I ended Health and Wellness with a B. Same for PE, somehow.

This seemed alright because I was a freshman. College doesn’t care  about freshman year.

I remember very clearly the first time I sat in a classroom where I was looked in the eyes and asked the question of what it was that I wanted to do for the rest of my life.

I was 14 years old.

I knew exactly what I wanted.

Right?

Skip ahead to the middle of sophomore year.

Marching band season was burned to the ground. The fires in Paradise had smoked out our champs, the one thing that would’ve given me closure to a year of mismanaged anxiety and fear.

I did not have an A in a single one of my classes.

I was struggling to find motivation to stand up from my bed every single morning. 

Everyone seemed better than me. Everyone seemed smarter than me. I had to live up to an expectation. I had to go to college, do well in school, get some sort of crazy scholarship.

Once, the concept of going to college and living my life seemed so easy. So unimaginably simple.

When did I let my motivation slip my fingers?

When did I begin to struggle to find a purpose to all of this?

When did I change?

I knew exactly what I wanted.

Right?

At the end of sophomore year, I had committed myself to high school, but not in the way that I had before.

Now I have quit worrying about my grades, going to college, and I even quit worrying about taking the SAT.

I have realized that it was unnecessary to me.

It was a burden.

I realized that the burden of stress and accomplishment was what was weighing me down and keeping me from standing up and taking control of my own life.

In reality, it’s not my future that will determine the rest of my life, it’s what happens here and now.

Believe it or not, the rest of your life will never depend on these last four years.

In our last four years of being a kid, we don’t realize that we don’t need to choose what we do for the rest of our lives right here and right now.

Schools love to put stress on us to go to college. The more kids with a GPA above 4.0, the better they look.

Schools love to look good.

Schools love having a reputation.

Schools feed off of students’ constant crippling anxiety to feed into their SAT and ACT scores, and the scores they get on AP and IB exams.

The more you break yourself, the better schools do. The less sleep you get, the better schools do.

It’s rigged for a minority of students, and those of us who can’t compete drown in a suffocating mess of numbers and insecurities.

For schools, if your number isn’t high enough, you’re not worth their time.

So, as we are sitting here in our last four years, the only thing we can do is live our best lives.

The best way to secure happiness is to simply be a teenager.

When in your life after our last four years will you ever get the chance to put on a dress and go to a prom with that boy you’ve always thought was way too cute for you? He did ask you for a reason.

When in your life after our last four years will you ever have the chance to make the final, game-winning score and feel that unrivaled rush of dopamine and adrenaline as your team celebrates around you? Not all dreams come true in college.

When in your life after our last four years will you get the chance to struggle and grow in the stunning chaos of high school life while standing besides the same people you’ve known and cared about since elementary school? Some of them you may never have the chance to see again, no matter how many promises are made.
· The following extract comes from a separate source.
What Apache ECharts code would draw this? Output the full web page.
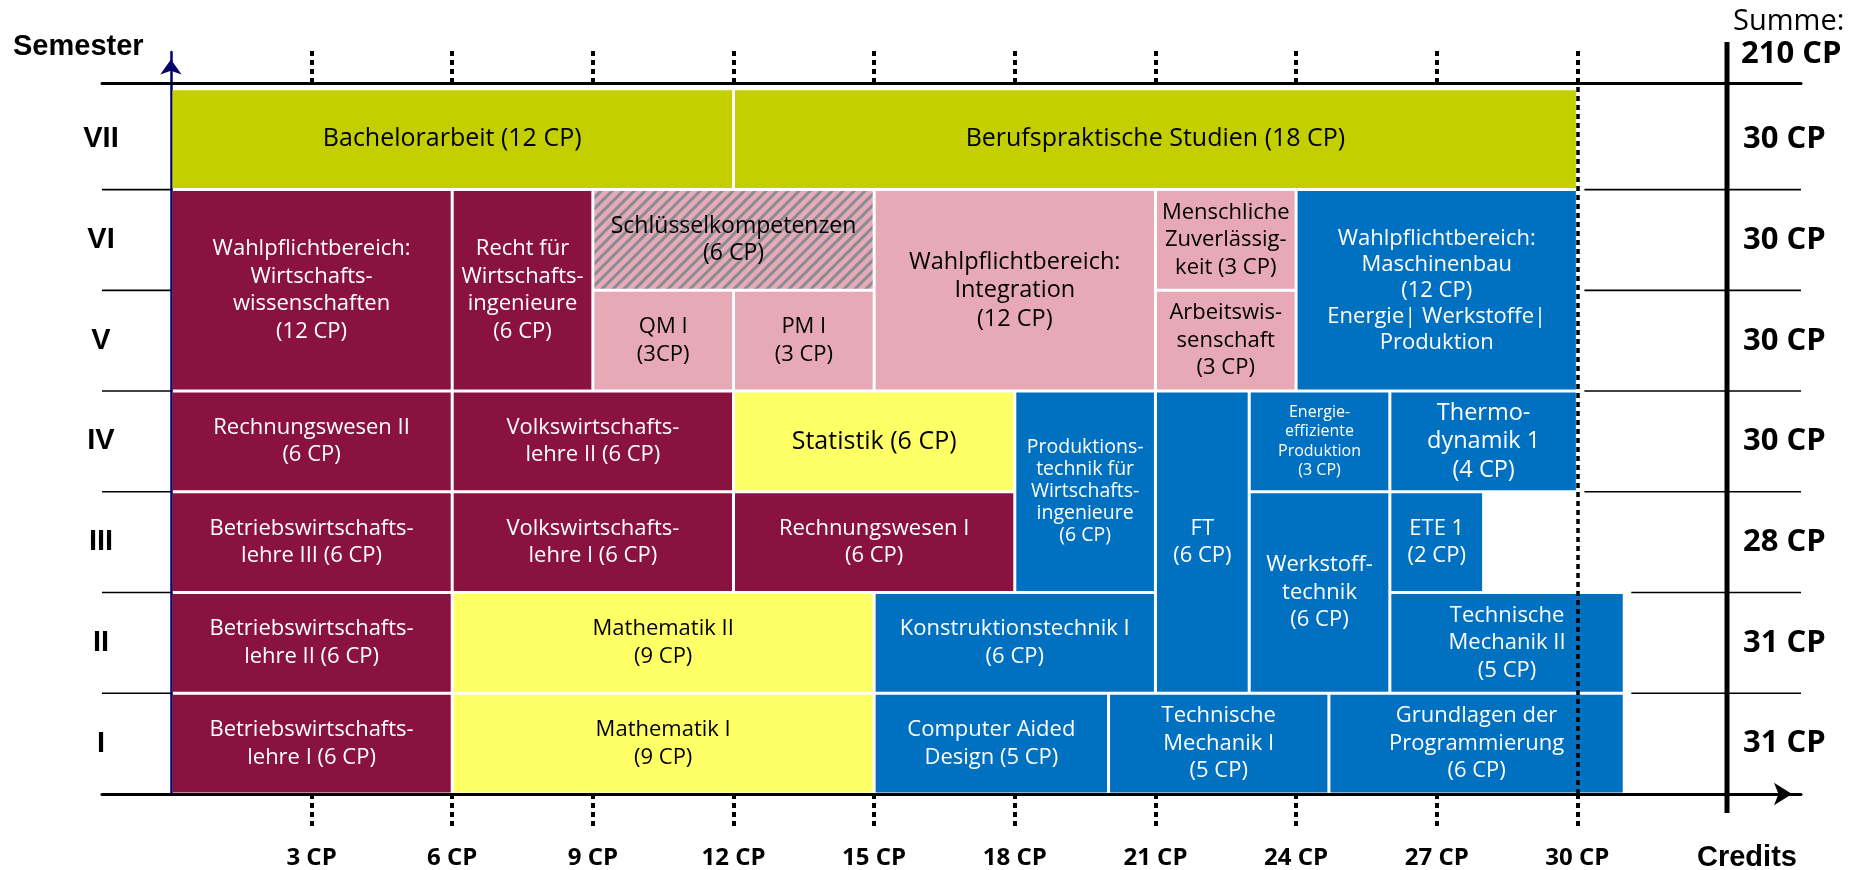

I can promise you now that nothing will compare to the feeling of spending dreamy summer nights besides the people you love the most in high school, and nothing beats the freedom of just being a kid and going out and doing stupid stuff on weekends or even in school itself.

So, in your last four years, go confess your love to that girl.

Stay out past curfew with your friends while buying pumpkins at Walmart.

Go watch a sunset from atop the press box. Make sure to bring the most artery-clogging food you can possibly find. At least, if you’re into that sort of thing.

Skip a day of school to go do something stupid. Go to the mall at 11 AM on a Tuesday just because you can.

Miss a day of homework. So what? Who will remember the one Spanish project you turned in a day late just because you didn’t feel like doing it? Mr. Solano can’t still hate you 30 years from now.

Life for many of us will change completely once high school is over, and you will never be able to get back these years no matter how hard you try.

You’ll regret not living life to its fullest now more than you’ll regret having a 95% instead of a solid 98%.

In our last four years, be a kid.

Stop listening to colleges and counselors tell you that your life is over if you don’t go to a four-year college.

You won’t work at McDonalds for the rest of your life if you take advantage of going to a junior college for two years. Absolutely no one will penalize you for not going to Harvard.

I thought I knew what I wanted, but as it turns out, I longed for so much more than just a number.

In your last four years, don’t waste it on that stifling number that schools love to give.

Cherish what time has been given to you, and these last four years will be the best of your life.